Source: New York Times and North Carolina Health News.org
Because Taiwanese citizens have such easy access to affordable health care, there is a high utilization rate. After reaching 30 visits in a year, someone from the health insurance department calls them to ask “what the problem is and if better care can be coordinated,” the North Carolina Health News article said.
Although Taiwan has a high utilization rate, the country only spends 6.6% of its gross domestic product on health care, compared to 17% in the USA.
How Taiwan Restructured Its Health Care System
Taiwan built a national health insurance plan based on global experiences. William Hsaio, a co-author of the 2004 book Getting Health Reform Right, told the New York Times. Mr. Hsaio said he made a study of six countries, including the USA, United Kingdom, Germany, France, Canada and Japan, choosing to use the single-payer system of Canada for universal health coverage.

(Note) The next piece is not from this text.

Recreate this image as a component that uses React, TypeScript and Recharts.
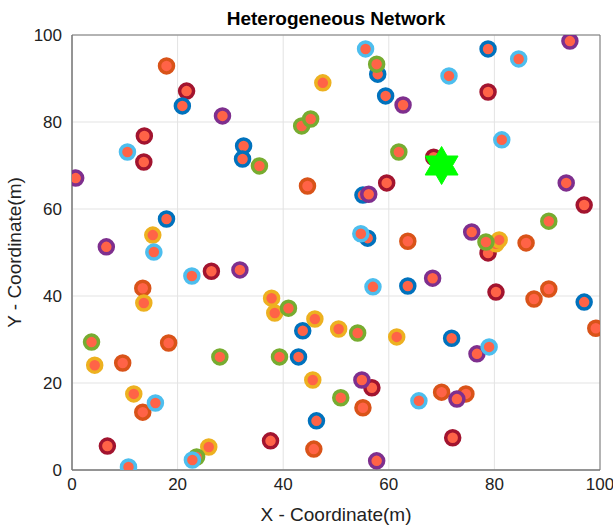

“It offers people free choice of doctors and hospitals, and it has competition on the delivery side between public and private hospitals,” Mr. Hsaio told the Times. “The quality of health services is very high, and people were very satisfied with the system from the 1980s through the mid-1990s.”
He noted that a recessions in Canada in the 1990s led to the government underfunding the national health plan, leading to “long waiting lines for elective surgery, MRIs and so forth.” However, when the system was financed better, Canada’s was a great system.
Within the first year of implementation, Taiwan insured 95% of the population. Mr. Hsaio told the New York Times that approximately 99% of Taiwanese people are insured now. Shortly after the health care system started, the Taiwan government had difficulty signing up the final 2% because they were either overseas or homeless.
“The government literally sent people to find the homeless under bridges and enroll them,” he told the New York Times.